Rudra further said the three rivers were now moribund. He added that north Bengal, through its rainfall and transboundary river flow, had ample opportunity to create its own enhanced irrigation command area, rather than making an impossible effort to take water from the south.  

However, Subhas Sarkar, BJP parliamentarian and in-charge of manifesto preparation, sounded defensive. “There has been some excess water in the upper part of these rivers which we plan to transfer,” Sarkar told this reporter.

He claimed there had been definite plans in this context, else such a plan would not have been included in the manifesto. However, he neither elaborated on the ‘definite plans’, nor responded to the specific points being raised against the proposal.

Teesta counter?        

North Bengal experts termed the proposal as an impossible one. They said it was a BJP ploy to create conditions suitable for giving waters of the Teesta river to Bangladesh in the future for larger geopolitical reasons.

“We all know BJP has been pushing for giving Teesta water to Bangladesh, which has been countered by (incumbent chief minister) Mamata Banerjee,” Animesh Bose, an environmentalist from north Bengal, said.

Jeta Sankriyttayan, a professor from north Bengal agreed and said:

“While there must be cooperative initiative on Teesta water, we have to keep in mind that Siliguri will not survive if much water is allowed to Bangladesh.”

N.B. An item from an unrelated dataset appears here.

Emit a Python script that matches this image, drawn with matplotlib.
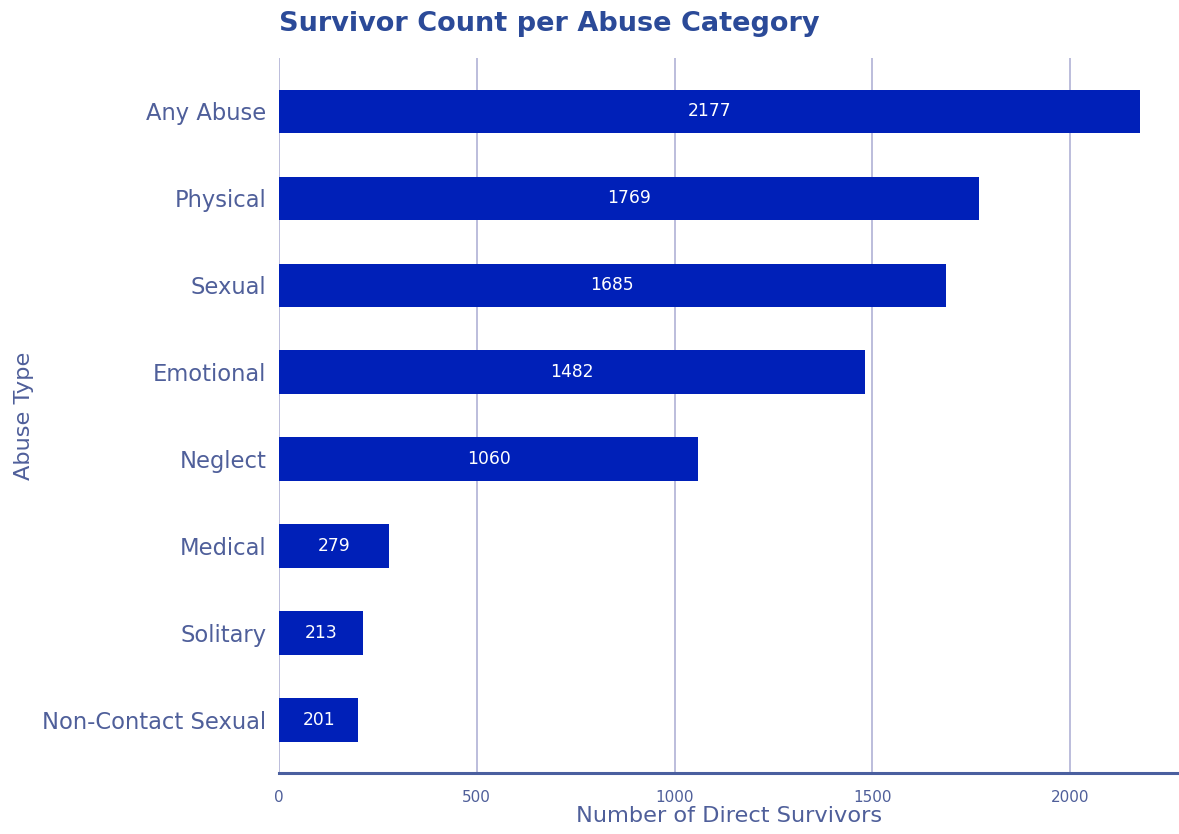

Nilanjan Ghosh, director of think tank Observer Research Foundation (ORF)'s Kolkata office, pointed out that this latest proposal was not even part of the BJP government’s long-drawn plan of interlinking of rivers.

“This proposal is all the more bizarre because it is not a part of inter-linking the rivers Manas, Sankosh, Teesta and Ganga,” Ghosh said.

“Morever, while the interlinking proposal talks about north to south movement of rivers and transfer of water from a surplus basin to deficit basin, the current proposal in the manifesto proposes the opposite: Transferring from south to north and basically translocating water from a more or less deficit zone to another deficit zone,” he added.

Ghosh also pointed out that this forced reverse movement of rivers would require a lot of energy and cost and hence lacked justification.

The BJP’s political opponents have called the proposal as another example of the party’s lack of knowledge about Bengal. 

“It is like planning a train line from land to the sky,” Saumen Mahapatra, Trinamool leader and minister, said. “The absurdity of the proposal goes on to show how cut off the BJP is from the reality of Bengal,” he added.

Congress and Communist leaders also accused the proposal of being unrealistic.

A senior BJP leader and environment expert admitted that he had little idea about the proposal.